* Begin *

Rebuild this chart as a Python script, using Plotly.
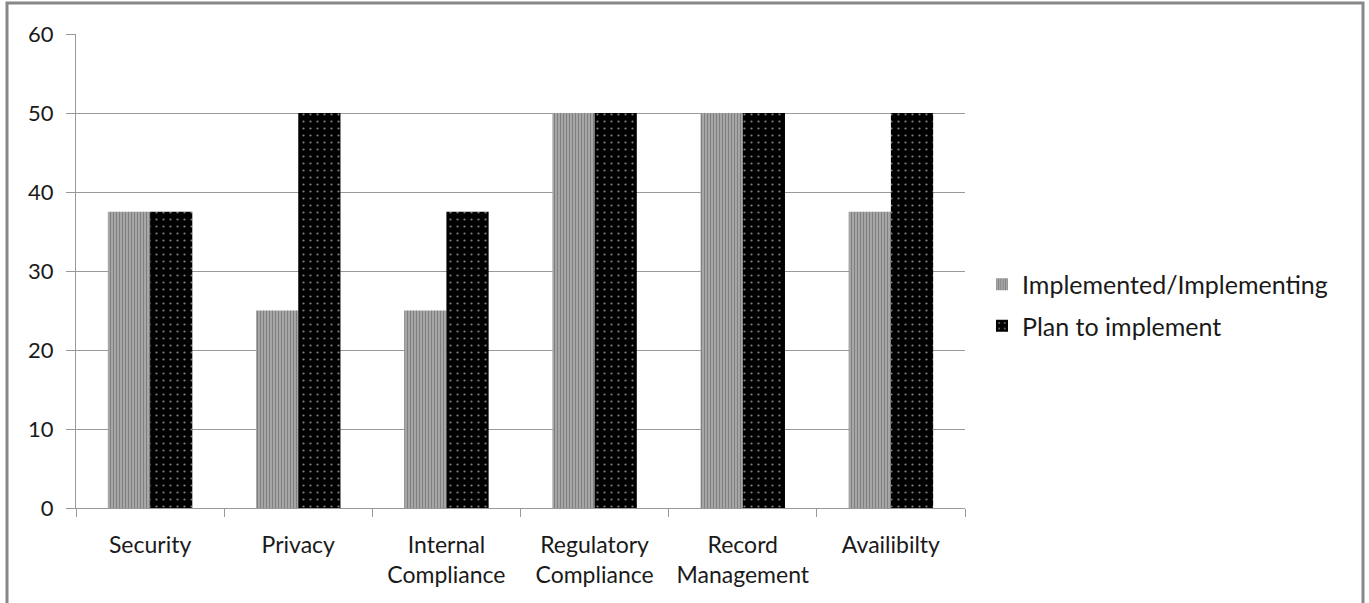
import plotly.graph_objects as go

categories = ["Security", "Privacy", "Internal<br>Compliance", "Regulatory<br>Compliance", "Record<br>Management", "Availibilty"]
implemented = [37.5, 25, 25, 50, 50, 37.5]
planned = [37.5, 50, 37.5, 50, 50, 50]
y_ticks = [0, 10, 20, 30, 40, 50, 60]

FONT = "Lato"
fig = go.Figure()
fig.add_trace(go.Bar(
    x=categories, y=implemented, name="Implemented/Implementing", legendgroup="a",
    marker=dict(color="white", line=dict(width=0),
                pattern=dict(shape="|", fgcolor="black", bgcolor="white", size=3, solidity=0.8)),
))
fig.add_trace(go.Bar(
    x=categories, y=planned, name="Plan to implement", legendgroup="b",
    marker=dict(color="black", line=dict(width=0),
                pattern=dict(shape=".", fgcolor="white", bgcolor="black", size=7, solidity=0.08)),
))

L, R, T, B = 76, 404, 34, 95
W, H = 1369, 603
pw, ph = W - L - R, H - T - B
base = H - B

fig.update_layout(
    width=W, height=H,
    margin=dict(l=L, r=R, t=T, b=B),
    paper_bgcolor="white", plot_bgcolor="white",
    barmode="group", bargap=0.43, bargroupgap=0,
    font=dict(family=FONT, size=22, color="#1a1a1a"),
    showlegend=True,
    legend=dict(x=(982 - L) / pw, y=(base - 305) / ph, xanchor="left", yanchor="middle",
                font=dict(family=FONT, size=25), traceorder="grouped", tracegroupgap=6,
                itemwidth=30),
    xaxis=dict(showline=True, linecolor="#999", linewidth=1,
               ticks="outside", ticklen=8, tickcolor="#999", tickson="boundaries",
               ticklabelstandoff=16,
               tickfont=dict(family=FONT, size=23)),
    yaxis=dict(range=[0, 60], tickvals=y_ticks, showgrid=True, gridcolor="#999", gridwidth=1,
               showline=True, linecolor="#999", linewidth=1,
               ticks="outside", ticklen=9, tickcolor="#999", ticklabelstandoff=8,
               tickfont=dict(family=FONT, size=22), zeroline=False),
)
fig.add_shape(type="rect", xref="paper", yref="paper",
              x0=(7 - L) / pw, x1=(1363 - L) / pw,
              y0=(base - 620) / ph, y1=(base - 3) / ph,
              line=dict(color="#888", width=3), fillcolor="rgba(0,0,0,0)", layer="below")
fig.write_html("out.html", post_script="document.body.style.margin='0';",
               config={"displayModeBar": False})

* End *

* _Directions_
Give back exactly the lines from the first line of the data through the line with "y_ticks = [0, 10, 20, 30, 40, 50, 60]", pictures excluded.

* _Solution to the problem_
Rebuild this chart as a Python script, using Plotly.
import plotly.graph_objects as go

categories = ["Security", "Privacy", "Internal<br>Compliance", "Regulatory<br>Compliance", "Record<br>Management", "Availibilty"]
implemented = [37.5, 25, 25, 50, 50, 37.5]
planned = [37.5, 50, 37.5, 50, 50, 50]
y_ticks = [0, 10, 20, 30, 40, 50, 60]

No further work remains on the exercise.